With all the investment advice you hear from advisers, brokers and Wall Street regarding reinvesting dividends, they all seem to say the same thing.

That is, reinvesting dividends is a good thing because there are no brokerage fees, it helps with compounding and you can purchase parts of a share.

This is a cop out answer. It is just regurgitated and the people who give you this advice usually do not know any better or just cannot be bother to explain both sides. Here is an article from the NYTimes on whether you should automatically reinvest dividends.

I am not saying that automatically reinvesting your dividend income is bad, but it is important to understand the untold aspect. That you may be  reinvesting dividends when the stock is overpriced which is never a good thing.

The Untold Truth about Dividend Reinvestments You Should Know

As a value investor that focuses on the fundamental strength of a company to make investment decisions, I never want to overpay for my stocks.

It is exactly the same as when you go shopping. You are looking for deals. You do not want to overpay or be juped into buying something you think is not worth it.
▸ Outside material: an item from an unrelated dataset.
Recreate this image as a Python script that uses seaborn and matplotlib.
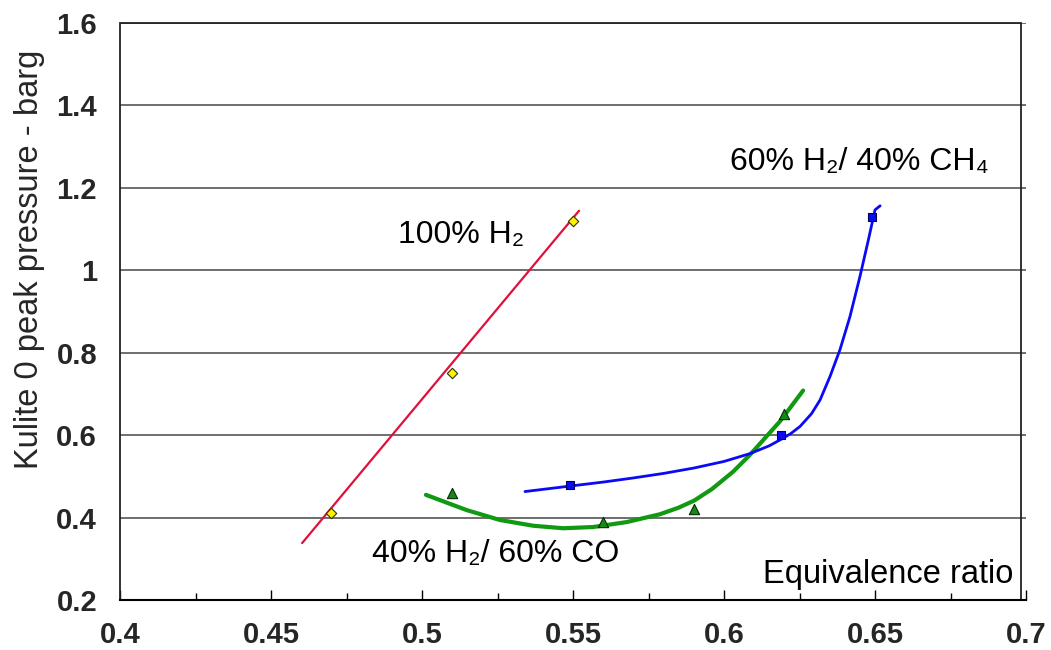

But this happens a lot of the time when you let your dividends automatically reinvest.

If the company that you are investing in is currently underpriced, it would be ok to continue reinvesting, but what about when the company is close to or above its fair value?

The market is getting ready to sell the stock, but your auto reinvesting is set up to buy more shares.

What To Do About Dividend Reinvesting?

First thing is to ask your advisor what the fair value of your dividend paying stock is.

If the advisor does not know, that itself is an issue. But ignoring that issue for now, if your advisor says the fair value is $100 and the market price is $50, then it’s ok to keep reinvesting those dividends.

If the advisor says a fair value for the stock is $50, but it is trading for $100, then watch out.

The best thing to do is to perform your own stock valuation methods so that you do not have to rely on others.